The initial UK reports of greater virulence of the Delta variant based on household transmissibility came from a paper that has since been defrocked, where the researchers conceded, in comparing with Alpha (which fizzled out in the US with no real impact), they did not adjust for “size” of household!
Ludicrous panic porn from WHO on through cannot change known data to date. Despite the Indian “surge”, deaths per million are still less than 1/7th as I reported of the EU and US. On 18 June, Public Health England published their 16th report on variants, and while Alpha shows clearly a “case” fatality of 1.9%, Delta only displays 0.1%. Even total case numbers (Delta has been dominant since mid-May in the UK), are Alpha 218,332 and Delta 31,132. Those Delta numbers are akin to the flu, and the flu over the last several weeks, along with pneumonia in the UK has been killing far more than C-19. In fact, last week only 1% of ICU beds in the UK were occupied by COVID patients. None of this has infiltrated the foggy craniums of the politicians there, who continue to cringe at reckless, feckless “modelling.”
In fact, as Delta became dominant, hospitalisations plummeted, an inverse relationship. And more to the point, more of the mortality is registered among those vaccinated, as opposed to unvaccinated! This “could be” as more of the unvaccinated are younger and less at risk, which makes the case that vaccine or not, most people aren’t at risk. And those that are, there are truly exceptional early treatments, which I have written about before, and which we are presenting via global clinicians who have evidence, to the leading medical professionals in this country.
So, time to develop a long overdue immunity to panic porn…oh, wait, over the horizon, Delta+!
Surely enough!
So, we are where we were. Stop manically testing the healthy, focus on symptoms, treat the symptoms early, let’s stop economically incentivising tagging deaths as COVID.
AstraZeneca is banned variously in numerous European countries; Australia is phasing it out. We can’t just ignore that and just “vaccinate” as if we don’t have this information. The adverse events and outright deaths re Pfizer and Moderna are staggering, just under 6,000 deaths in the US database, over 12,000 in Europe. The first is more than 9/11, and these are inevitably undercounted by a factor of 1-20% (as they require a doctor to fill out and are onerous). Not to say there is no vaccination value for the vulnerable, but unlike the peddlers of this, we do need to just dispassionately review evidence.
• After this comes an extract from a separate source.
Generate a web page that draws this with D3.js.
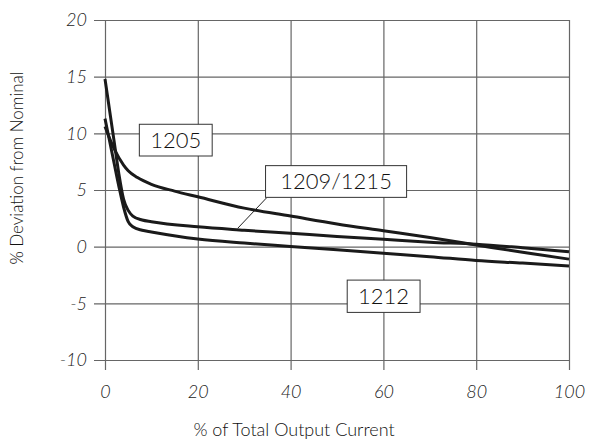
<!DOCTYPE html>
<html>
<head>
<meta charset="utf-8">
<script src="https://cdn.jsdelivr.net/npm/d3@7"></script>
<style>
  body { margin: 0; background: #fff; }
  .tick text { font-family: Lato, "Open Sans", sans-serif; font-style: italic; font-weight: 300; fill: #222; }
  .lbl { font-family: Lato, "Noto Sans", sans-serif; font-weight: 300; fill: #111; }
</style>
</head>
<body>
<div id="chart"></div>
<script>
var width = 589, height = 441;

// % of total output current
var x1205 = [0, 2, 4, 5, 7, 10, 15, 20, 30, 40, 50, 60, 70, 80, 90, 100];
var y1205 = [10.6, 8.6, 7.2, 6.7, 6.1, 5.5, 4.9, 4.4, 3.4, 2.7, 2.0, 1.4, 0.8, 0.15, -0.5, -1.1];

var x1209 = [0, 1, 2, 3, 4, 5, 6, 8, 10, 20, 30, 40, 50, 60, 70, 80, 90, 100];
var y1209 = [14.8, 12.0, 9.2, 6.4, 4.2, 3.2, 2.7, 2.35, 2.2, 1.75, 1.45, 1.18, 0.9, 0.65, 0.4, 0.22, -0.1, -0.45];

var x1212 = [0, 1, 2, 3, 4, 5, 6, 8, 10, 20, 30, 40, 50, 60, 70, 80, 90, 100];
var y1212 = [11.3, 9.3, 7.3, 5.3, 3.5, 2.2, 1.75, 1.45, 1.3, 0.68, 0.32, 0.02, -0.28, -0.59, -0.88, -1.22, -1.45, -1.7];

var xTicks = [0, 20, 40, 60, 80, 100];
var yTicks = [-10, -5, 0, 5, 10, 15, 20];

var labels = ["1205", "1209/1215", "1212"];

var x = d3.scaleLinear().domain([0, 100]).range([105, 569]);
var y = d3.scaleLinear().domain([-10, 20]).range([360, 20]);

var svg = d3.select("#chart").append("svg")
    .attr("width", width)
    .attr("height", height);

// y grid + labels
var yAxis = svg.append("g")
    .attr("transform", "translate(94,0)")
    .call(d3.axisLeft(y).tickValues(yTicks).tickFormat(function(d) { return String(d); })
        .tickSizeInner(-(569 - 94)).tickSizeOuter(0).tickPadding(7));
yAxis.select(".domain").remove();
yAxis.selectAll("line").attr("stroke", "#666").attr("stroke-width", 1.2);
yAxis.selectAll("text").style("font-size", "18px");

// x grid + labels
var xAxis = svg.append("g")
    .attr("transform", "translate(0,370)")
    .call(d3.axisBottom(x).tickValues(xTicks).tickFormat(function(d) { return String(d); })
        .tickSizeInner(-(370 - 20)).tickSizeOuter(0).tickPadding(15));
xAxis.select(".domain").remove();
xAxis.selectAll("line").attr("stroke", "#666").attr("stroke-width", 1.2);
xAxis.selectAll("text").style("font-size", "18px");

// curves
var line = d3.line()
    .x(function(d) { return x(d[0]); })
    .y(function(d) { return y(d[1]); })
    .curve(d3.curveMonotoneX);

var series = [d3.zip(x1205, y1205), d3.zip(x1209, y1209), d3.zip(x1212, y1212)];

svg.selectAll("path.curve")
    .data(series).enter()
    .append("path")
    .attr("class", "curve")
    .attr("d", line)
    .attr("fill", "none")
    .attr("stroke", "#1a1a1a")
    .attr("stroke-width", 3);

// leader line for 1209/1215
svg.append("line")
    .attr("x1", x(34.8)).attr("y1", y(4.3))
    .attr("x2", x(28.6)).attr("y2", y(1.62))
    .attr("stroke", "#222").attr("stroke-width", 1);

// label boxes (anchored in data coords)
var boxes = [
  { text: labels[0], x0: 7.4, x1: 23.1, y0: 10.8, y1: 8.0 },
  { text: labels[1], x0: 34.6, x1: 65.0, y0: 7.15, y1: 4.35 },
  { text: labels[2], x0: 52.2, x1: 67.9, y0: -2.95, y1: -5.8 }
];

var g = svg.selectAll("g.box").data(boxes).enter().append("g").attr("class", "box");
g.append("rect")
    .attr("x", function(d) { return x(d.x0); })
    .attr("y", function(d) { return y(d.y0); })
    .attr("width", function(d) { return x(d.x1) - x(d.x0); })
    .attr("height", function(d) { return y(d.y1) - y(d.y0); })
    .attr("fill", "#fff")
    .attr("stroke", "#333")
    .attr("stroke-width", 1);
g.append("text")
    .attr("class", "lbl")
    .attr("x", function(d) { return (x(d.x0) + x(d.x1)) / 2; })
    .attr("y", function(d) { return (y(d.y0) + y(d.y1)) / 2; })
    .attr("text-anchor", "middle")
    .attr("dy", "0.36em")
    .style("font-size", "22px")
    .text(function(d) { return d.text; });

// axis titles
svg.append("text")
    .attr("class", "lbl")
    .attr("x", 294).attr("y", 436)
    .attr("text-anchor", "middle")
    .style("font-size", "18px")
    .text("% of Total Output Current");

svg.append("text")
    .attr("class", "lbl")
    .attr("transform", "translate(23,168) rotate(-90)")
    .attr("text-anchor", "middle")
    .style("font-size", "17px")
    .text("% Deviation from Nominal");
</script>
</body>
</html>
PCR tests are not reliable, again there are early treatments. We cannot keep “locking up” those who have to keep themselves and all of us solvent. We desperately need national income, exports need to be competitive, we have to have a sane import policy, a less panic-riddled tourism policy, and to let people interact and exchange goods, services, ideas. There will be surges, seasonal respiratory spikes, from this or influenza or something other. Let’s build health and be at the forefront of treatments.
We have bigger issues than this viral strain. We really have to move on.